Challenge races are not designed to be nearly impossible to complete, like the Barkley Marathons, which entails running 100 miles over rough Tennessee terrain and which only 15 people have finished since it was first put on in 1986, or Canada’s Yukon Arctic Ultra, which had one finisher this year. But by combining a different kind of running with a novelty hook, they do “present a new way to challenge yourself. The drive that you need to train and do these things sometimes requires raising the bar,” Jordan said.

“If you’ve done 10 marathons, there’s some uncertainty but you might not have as many butterflies in your stomach anymore” about doing another marathon, said Alex Hutchinson, author of “Endure: Mind, Body and the Curiously Elastic Limits of Human Performance.” “If you’re trying to climb the Empire State Building, you have no idea what you’re going to feel like after the 50th floor. There’s a different frisson of fear.”

“People who are high achievers, once they’ve made this determination that they’ve mastered some sort of task, it’s no longer a challenge and it loses some of its motivational qualities,” said Jeffrey Martin, professor of kinesiology, health and sports studies at Wayne State University in Detroit.
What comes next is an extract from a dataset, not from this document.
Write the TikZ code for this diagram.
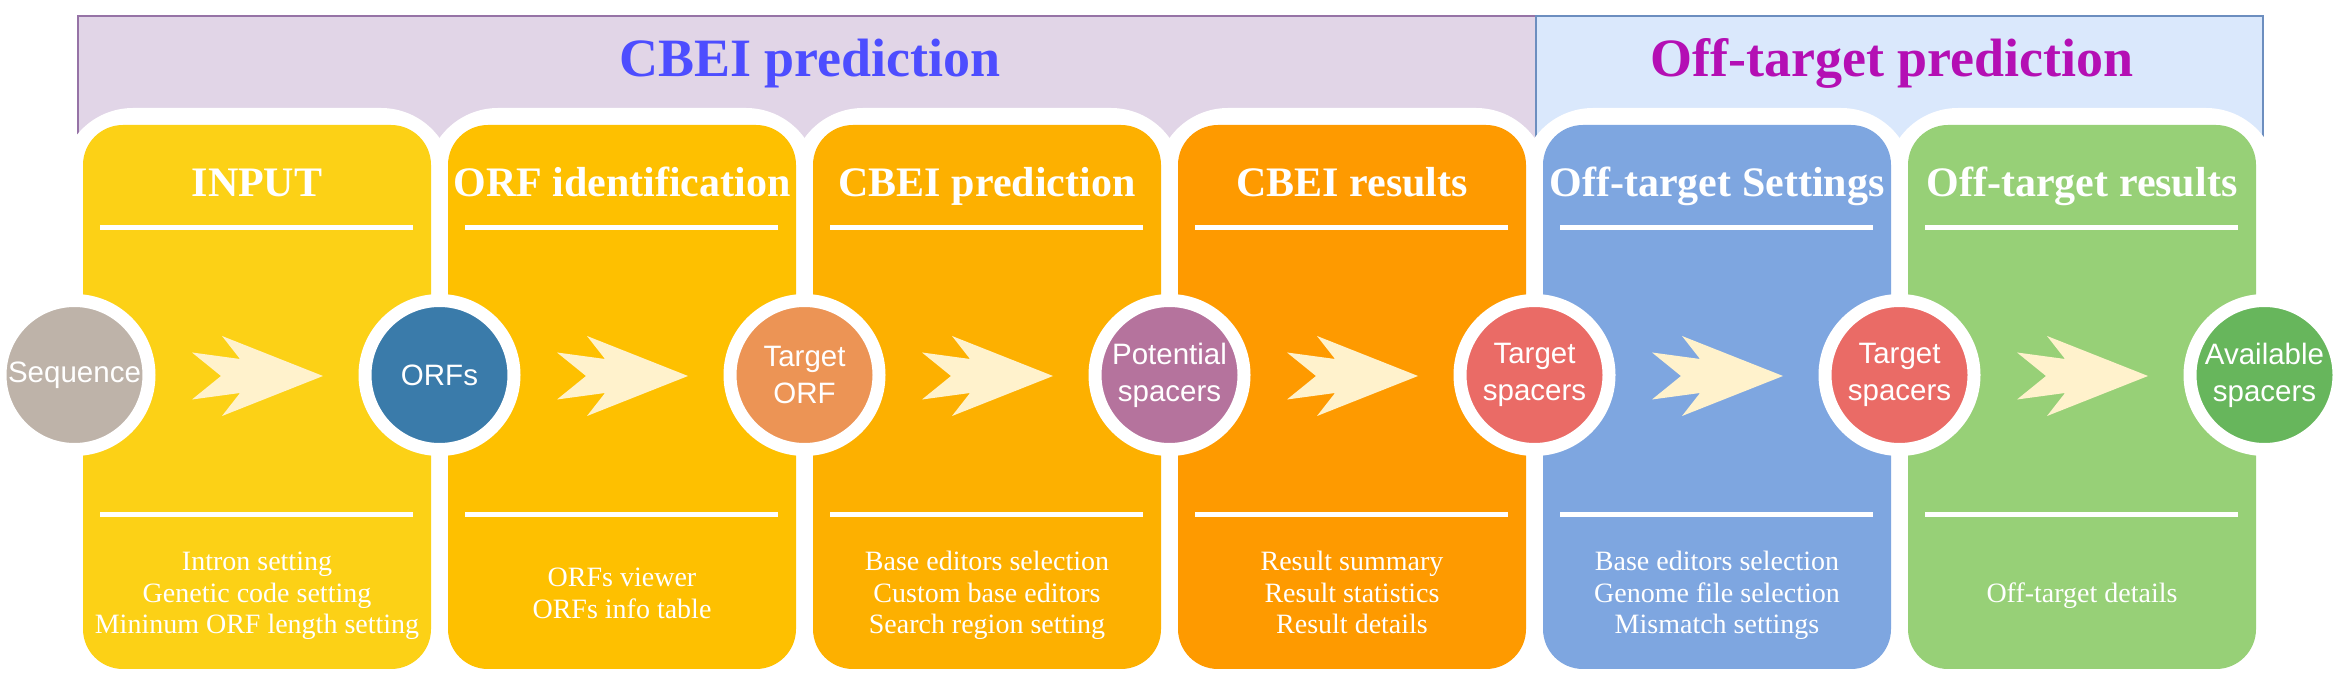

Thrill seekers might look for “an element of danger and excitement” in these races, while older athletes who cannot realistically hope to chase a new personal record anymore might find renewed motivation from the novelty.

Martin, who has run multiple marathons over the past four decades but never one outside of North America, plans to run the Prague Marathon in the Czech Republic in May as his challenge race.

In January, Sabrina Little, a professional trail and ultrarunner based in Waco, Texas, which is relatively flat, ran the sold-out Dallas Vert Mile, which required 12 laps up the stairs of the city’s 561-foot Reunion Tower. (Runners take the elevator back down between each lap.) About 100 such “tower races” are staged at locations around the world.

Little often competes against trail runners who train in the mountains and thought a stair race would be a new and different way to help her prepare for the Rocky Raccoon 100, the oldest 100-mile trail race in Texas.

“It’s easy to get jaded if you run the same things over and over again,” she said. “I thought it would be fun to try something wild that I didn’t have anything to compare it to.”

She enjoyed meeting a different batch of runners at the Vert Mile, including groups who travel the country to do stair races, and the 6 a.m. start time gave her a one-of-a-kind way to experience the sunrise. “Every time we ascended, it was a little bit brighter and we watched the whole sky turn pink to white,” she said. She went on to win the Rocky Raccoon 100 three weeks later and has started using a stair climber at the gym to incorporate into her year-round workouts.

Things went a little rougher for Han during the Dopey Challenge. She tripped and fell in the 10K on the second day, and during the final day’s marathon she developed tingling and numbness that required a trip to the medical tent. But two days after finishing and back in Vancouver with a handful of medals and two sore legs, Han began dreaming about completing the Dopey Challenge again next year.

“There’s something really amazing about pushing through a challenge like this, doing a physical feat that you didn’t think you could do,” she said. “Being able to do this challenge is everything that I needed to come out a mentally stronger person, too.”